Porém nem Joan, nem Close são deixadas para sempre nesta posição passiva, e o despertar da personagem permite que uma interpretação já bem consolidada alcance uma nova nota, muito como Charlotte Rampling havia feito no excelente 45 Anos, outro drama no qual uma esposa reavalia seu duradouro casamento sob circunstâncias delicadas. Entretanto, em A Esposa, a fúria internalizada da protagonista vem de um lugar menos elusivo, e Close está cintilante assim que Joan materializa suas emoções e encara o marido mimado com intensidade – Pryce, ótimo como Joe, é positivamente ofuscado pela entrega enfurecida de Close em sua discussão final.

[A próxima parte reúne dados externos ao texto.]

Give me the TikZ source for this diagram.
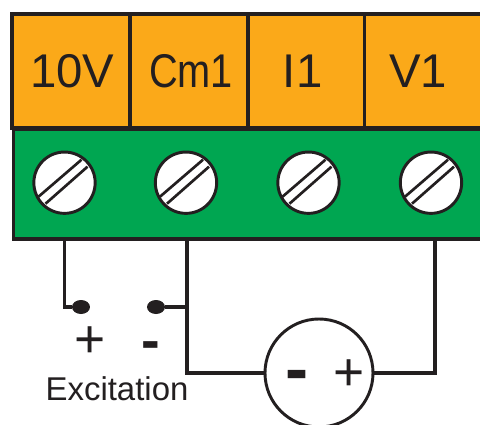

Apesar de esteticamente indeciso, variando entre planos longos com uma câmera na mão trêmula e uma decupagem mais clássica, o diretor Björn Runge reconhece as principais forças de seu filme – Close e o texto – e guia-se através delas. A já mencionada conversa no bar com Nathaniel, por exemplo, é realizada num plano / contraplano tradicional, mas vai sutilmente apertando os quadros, que passam de médios para closes – sem trocadilho – para trazer atenção aos rostos dos atores, à medida em que um detalhe de grande importância possa transparecer nas entrelinhas do diálogo. Da mesma maneira, as duas belas cenas em que Joan e Joseph dividem a mesma linha telefônica, durante dois anúncios decisivos de suas vidas, comovem pelo carinho às interpretações e a entrega do texto.

A Esposa pode não ser uma obra majestosa, tropeçando, por exemplo, em tudo que envolve o filho interpretado por Max Irons – desde sua interpretação à participação que ocupa na trama – ou mesmo em algumas das escolhas feitas – ou não feitas – por Runge para compor suas cenas. No entanto, confiando quase que exclusivamente nos esforços de Glenn Close e a roteirista Jane Anderson, o resultado acaba por exaltar aquilo que queria desde o início: colocar o talento feminino em destaque, e mostrar mais uma vez que por trás de um bom filme, grande ou modesto, há quase sempre a inspiração ou o trabalho de grandes mulheres.